Short task →
Your job is to retype all of the data word for word, leaving every image out.
───── Provided material
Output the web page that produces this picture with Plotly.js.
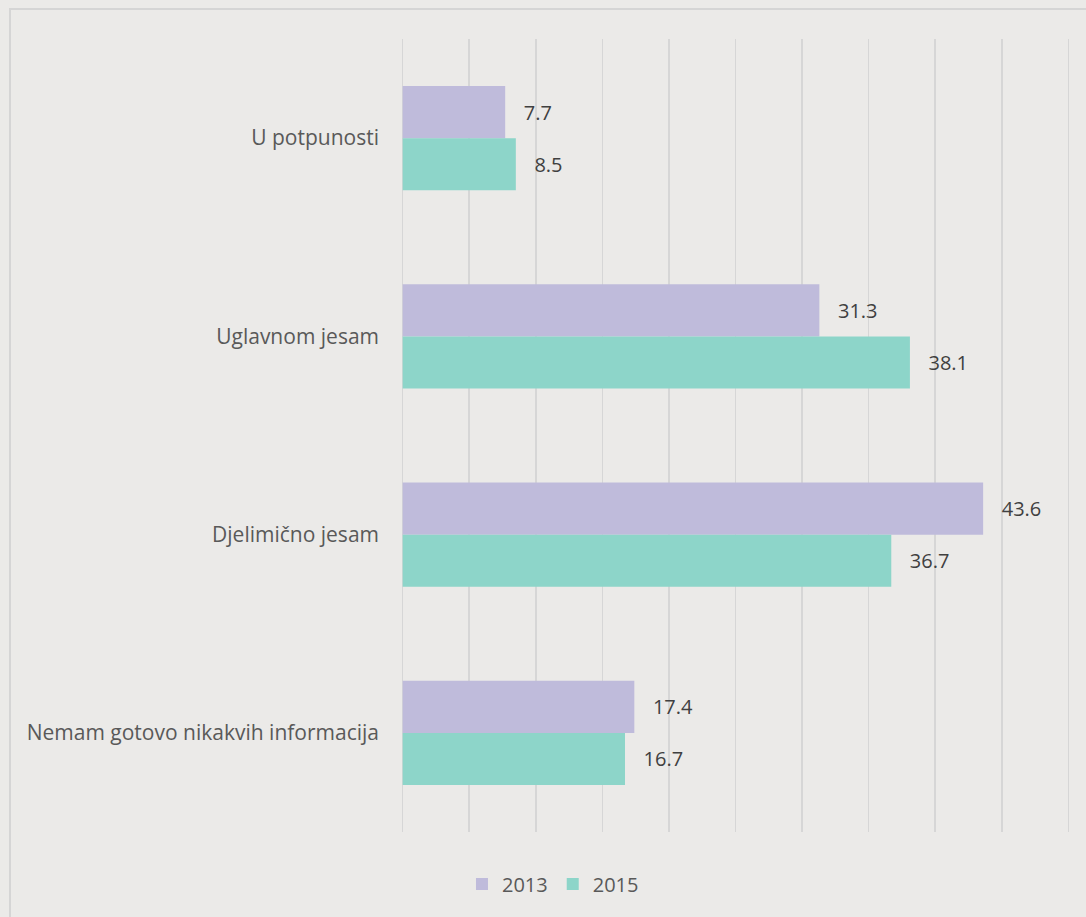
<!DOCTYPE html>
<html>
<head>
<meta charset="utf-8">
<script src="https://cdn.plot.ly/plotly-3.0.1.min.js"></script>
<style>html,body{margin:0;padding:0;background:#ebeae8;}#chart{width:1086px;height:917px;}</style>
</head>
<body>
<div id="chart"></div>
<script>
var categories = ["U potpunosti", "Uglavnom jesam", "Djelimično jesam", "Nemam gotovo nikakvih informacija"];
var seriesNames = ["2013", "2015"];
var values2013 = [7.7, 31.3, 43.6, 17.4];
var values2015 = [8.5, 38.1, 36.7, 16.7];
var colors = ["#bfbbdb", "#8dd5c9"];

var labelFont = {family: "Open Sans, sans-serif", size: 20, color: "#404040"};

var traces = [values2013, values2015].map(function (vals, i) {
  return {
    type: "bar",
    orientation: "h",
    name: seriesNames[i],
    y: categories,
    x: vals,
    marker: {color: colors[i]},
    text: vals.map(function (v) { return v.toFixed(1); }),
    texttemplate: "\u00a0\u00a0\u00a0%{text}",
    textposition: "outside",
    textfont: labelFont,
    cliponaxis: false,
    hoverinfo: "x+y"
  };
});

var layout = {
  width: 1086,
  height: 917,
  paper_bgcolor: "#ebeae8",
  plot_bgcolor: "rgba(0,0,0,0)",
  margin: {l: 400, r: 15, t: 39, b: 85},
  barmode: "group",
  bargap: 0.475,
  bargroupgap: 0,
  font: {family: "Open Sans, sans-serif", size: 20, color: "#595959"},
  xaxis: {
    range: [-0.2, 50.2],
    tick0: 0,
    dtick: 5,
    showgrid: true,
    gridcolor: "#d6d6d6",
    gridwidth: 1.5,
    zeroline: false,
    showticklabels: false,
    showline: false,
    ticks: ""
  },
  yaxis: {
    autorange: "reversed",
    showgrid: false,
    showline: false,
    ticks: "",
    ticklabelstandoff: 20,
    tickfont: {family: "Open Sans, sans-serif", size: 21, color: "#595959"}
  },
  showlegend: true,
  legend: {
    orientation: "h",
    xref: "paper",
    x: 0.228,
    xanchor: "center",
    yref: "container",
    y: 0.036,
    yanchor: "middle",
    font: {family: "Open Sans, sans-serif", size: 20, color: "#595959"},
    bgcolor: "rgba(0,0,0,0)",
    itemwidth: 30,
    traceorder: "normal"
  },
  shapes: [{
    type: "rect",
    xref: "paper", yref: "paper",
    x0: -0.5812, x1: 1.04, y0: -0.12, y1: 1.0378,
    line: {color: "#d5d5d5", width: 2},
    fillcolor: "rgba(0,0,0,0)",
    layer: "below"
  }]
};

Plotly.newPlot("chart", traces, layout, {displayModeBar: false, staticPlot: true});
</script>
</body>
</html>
──────────
Correct result →
Output the web page that produces this picture with Plotly.js.
<!DOCTYPE html>
<html>
<head>
<meta charset="utf-8">
<script src="https://cdn.plot.ly/plotly-3.0.1.min.js"></script>
<style>html,body{margin:0;padding:0;background:#ebeae8;}#chart{width:1086px;height:917px;}</style>
</head>
<body>
<div id="chart"></div>
<script>
var categories = ["U potpunosti", "Uglavnom jesam", "Djelimično jesam", "Nemam gotovo nikakvih informacija"];
var seriesNames = ["2013", "2015"];
var values2013 = [7.7, 31.3, 43.6, 17.4];
var values2015 = [8.5, 38.1, 36.7, 16.7];
var colors = ["#bfbbdb", "#8dd5c9"];

var labelFont = {family: "Open Sans, sans-serif", size: 20, color: "#404040"};

var traces = [values2013, values2015].map(function (vals, i) {
  return {
    type: "bar",
    orientation: "h",
    name: seriesNames[i],
    y: categories,
    x: vals,
    marker: {color: colors[i]},
    text: vals.map(function (v) { return v.toFixed(1); }),
    texttemplate: "\u00a0\u00a0\u00a0%{text}",
    textposition: "outside",
    textfont: labelFont,
    cliponaxis: false,
    hoverinfo: "x+y"
  };
});

var layout = {
  width: 1086,
  height: 917,
  paper_bgcolor: "#ebeae8",
  plot_bgcolor: "rgba(0,0,0,0)",
  margin: {l: 400, r: 15, t: 39, b: 85},
  barmode: "group",
  bargap: 0.475,
  bargroupgap: 0,
  font: {family: "Open Sans, sans-serif", size: 20, color: "#595959"},
  xaxis: {
    range: [-0.2, 50.2],
    tick0: 0,
    dtick: 5,
    showgrid: true,
    gridcolor: "#d6d6d6",
    gridwidth: 1.5,
    zeroline: false,
    showticklabels: false,
    showline: false,
    ticks: ""
  },
  yaxis: {
    autorange: "reversed",
    showgrid: false,
    showline: false,
    ticks: "",
    ticklabelstandoff: 20,
    tickfont: {family: "Open Sans, sans-serif", size: 21, color: "#595959"}
  },
  showlegend: true,
  legend: {
    orientation: "h",
    xref: "paper",
    x: 0.228,
    xanchor: "center",
    yref: "container",
    y: 0.036,
    yanchor: "middle",
    font: {family: "Open Sans, sans-serif", size: 20, color: "#595959"},
    bgcolor: "rgba(0,0,0,0)",
    itemwidth: 30,
    traceorder: "normal"
  },
  shapes: [{
    type: "rect",
    xref: "paper", yref: "paper",
    x0: -0.5812, x1: 1.04, y0: -0.12, y1: 1.0378,
    line: {color: "#d5d5d5", width: 2},
    fillcolor: "rgba(0,0,0,0)",
    layer: "below"
  }]
};

Plotly.newPlot("chart", traces, layout, {displayModeBar: false, staticPlot: true});
</script>
</body>
</html>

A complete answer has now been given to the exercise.